- [AIM OF THE TASK] Give an exact transcription of every line, dropping the images.

- [PROVIDED DATA]
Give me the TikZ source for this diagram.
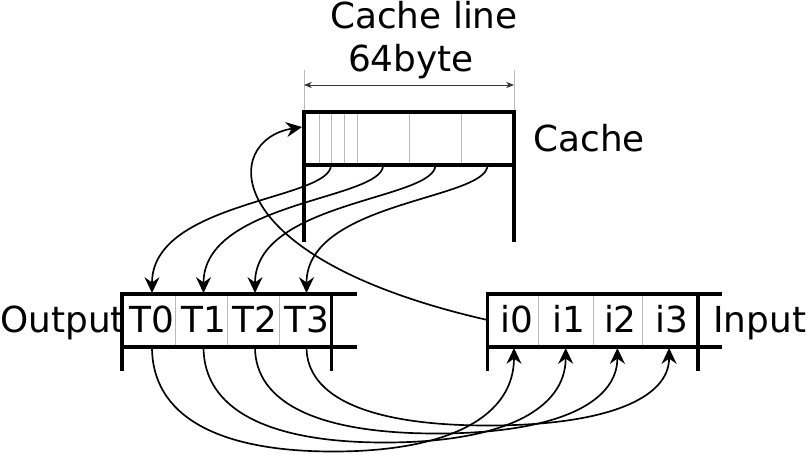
\documentclass[tikz,border=0pt]{standalone}
\usepackage{fontspec}
\setmainfont{DejaVu Sans}
\usetikzlibrary{arrows.meta,calc}

\begin{document}
\begin{tikzpicture}[x=0.02cm, y=-0.02cm, font={\fontsize{20.4pt}{24pt}\selectfont},
	wall/.style={line width=2pt},
	cell/.style={line width=0.5pt, gray!55},
	link/.style={line width=0.95pt, -{Stealth[length=9pt,width=8.5pt,inset=3pt]}},
	dim/.style={line width=0.55pt, black!80, {Stealth[length=4.5pt,width=3.5pt]}-{Stealth[length=4.5pt,width=3.5pt]}},
	lbl/.style={inner sep=0pt, anchor=base}]
	\useasboundingbox (0,0) rectangle (810,453);
	
	\foreach \x in {319,331.5,344.5,357,409,461.5}
		\draw[cell] (\x,112) -- (\x,165);
	\draw[cell] (304,70) -- (304,112);
	\draw[cell] (514,70) -- (514,112);
	\draw[dim] (304,85) -- (514,85);
	\draw[wall] (304,242) -- (304,112) -- (514,112) -- (514,242);
	\draw[wall] (304,165) -- (514,165);
	
	\foreach \x in {175,227,279}
		\draw[cell] (\x,294) -- (\x,347);
	\draw[wall] (122,371) -- (122,294) -- (357,294);
	\draw[wall] (122,347) -- (357,347);
	\draw[wall] (331.5,294) -- (331.5,371);
	
	\foreach \x in {538.5,593,642.5}
		\draw[cell] (\x,294) -- (\x,347);
	\draw[wall] (487.5,371) -- (487.5,294) -- (722,294);
	\draw[wall] (487.5,347) -- (722,347);
	\draw[wall] (698,294) -- (698,371);
	
	\node[lbl] (linelbl) at (424,28.5) {Cache line};
	\node[lbl] (sizelbl) at (411,71.7) {64byte};
	\node[lbl, anchor=base west] (cachelbl) at (533,151.7) {Cache};
	\node[lbl, anchor=base west] (outlbl) at (0,332) {Output};
	\node[lbl, anchor=base west] (inlbl) at (713,332) {Input};
	
	\foreach \i in {0,...,3} {
		\node[lbl] (T\i) at (152+51.5*\i,332) {T\i};
		\node[lbl] (i\i) at (517+51.7*\i,332) {i\i};
		\coordinate (c\i) at (331+52.2*\i,165);
		\coordinate (o\i) at (152+51.5*\i,293);
		\coordinate (ob\i) at (152+51.5*\i,347);
		\coordinate (ib\i) at (514+51.7*\i,348);
	}
	\coordinate (inL) at (487.5,320);
	\coordinate (cacheL) at (302,127);
	
	\foreach \i in {0,...,3}
		\draw[link] (c\i) .. controls +(0,35) and +(0,-92) .. (o\i);
	\foreach \i/\d in {0/104,1/95,2/86,3/78} {
		\coordinate (low\i) at ($(ob\i)!0.5!(ib\i)+(0,\d)$);
		\draw[link] (ob\i) .. controls +(0,0.65*\d) and +(-118,0) .. (low\i)
			.. controls +(118,0) and +(0,0.65*\d) .. (ib\i);
	}
	\draw[link] (inL) .. controls +(-272,-62) and +(-80,13) .. (cacheL);
\end{tikzpicture}
\end{document}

- [THE RESULT]
Give me the TikZ source for this diagram.
\documentclass[tikz,border=0pt]{standalone}
\usepackage{fontspec}
\setmainfont{DejaVu Sans}
\usetikzlibrary{arrows.meta,calc}

\begin{document}
\begin{tikzpicture}[x=0.02cm, y=-0.02cm, font={\fontsize{20.4pt}{24pt}\selectfont},
	wall/.style={line width=2pt},
	cell/.style={line width=0.5pt, gray!55},
	link/.style={line width=0.95pt, -{Stealth[length=9pt,width=8.5pt,inset=3pt]}},
	dim/.style={line width=0.55pt, black!80, {Stealth[length=4.5pt,width=3.5pt]}-{Stealth[length=4.5pt,width=3.5pt]}},
	lbl/.style={inner sep=0pt, anchor=base}]
	\useasboundingbox (0,0) rectangle (810,453);
	
	\foreach \x in {319,331.5,344.5,357,409,461.5}
		\draw[cell] (\x,112) -- (\x,165);
	\draw[cell] (304,70) -- (304,112);
	\draw[cell] (514,70) -- (514,112);
	\draw[dim] (304,85) -- (514,85);
	\draw[wall] (304,242) -- (304,112) -- (514,112) -- (514,242);
	\draw[wall] (304,165) -- (514,165);
	
	\foreach \x in {175,227,279}
		\draw[cell] (\x,294) -- (\x,347);
	\draw[wall] (122,371) -- (122,294) -- (357,294);
	\draw[wall] (122,347) -- (357,347);
	\draw[wall] (331.5,294) -- (331.5,371);
	
	\foreach \x in {538.5,593,642.5}
		\draw[cell] (\x,294) -- (\x,347);
	\draw[wall] (487.5,371) -- (487.5,294) -- (722,294);
	\draw[wall] (487.5,347) -- (722,347);
	\draw[wall] (698,294) -- (698,371);
	
	\node[lbl] (linelbl) at (424,28.5) {Cache line};
	\node[lbl] (sizelbl) at (411,71.7) {64byte};
	\node[lbl, anchor=base west] (cachelbl) at (533,151.7) {Cache};
	\node[lbl, anchor=base west] (outlbl) at (0,332) {Output};
	\node[lbl, anchor=base west] (inlbl) at (713,332) {Input};
	
	\foreach \i in {0,...,3} {
		\node[lbl] (T\i) at (152+51.5*\i,332) {T\i};
		\node[lbl] (i\i) at (517+51.7*\i,332) {i\i};
		\coordinate (c\i) at (331+52.2*\i,165);
		\coordinate (o\i) at (152+51.5*\i,293);
		\coordinate (ob\i) at (152+51.5*\i,347);
		\coordinate (ib\i) at (514+51.7*\i,348);
	}
	\coordinate (inL) at (487.5,320);
	\coordinate (cacheL) at (302,127);
	
	\foreach \i in {0,...,3}
		\draw[link] (c\i) .. controls +(0,35) and +(0,-92) .. (o\i);
	\foreach \i/\d in {0/104,1/95,2/86,3/78} {
		\coordinate (low\i) at ($(ob\i)!0.5!(ib\i)+(0,\d)$);
		\draw[link] (ob\i) .. controls +(0,0.65*\d) and +(-118,0) .. (low\i)
			.. controls +(118,0) and +(0,0.65*\d) .. (ib\i);
	}
	\draw[link] (inL) .. controls +(-272,-62) and +(-80,13) .. (cacheL);
\end{tikzpicture}
\end{document}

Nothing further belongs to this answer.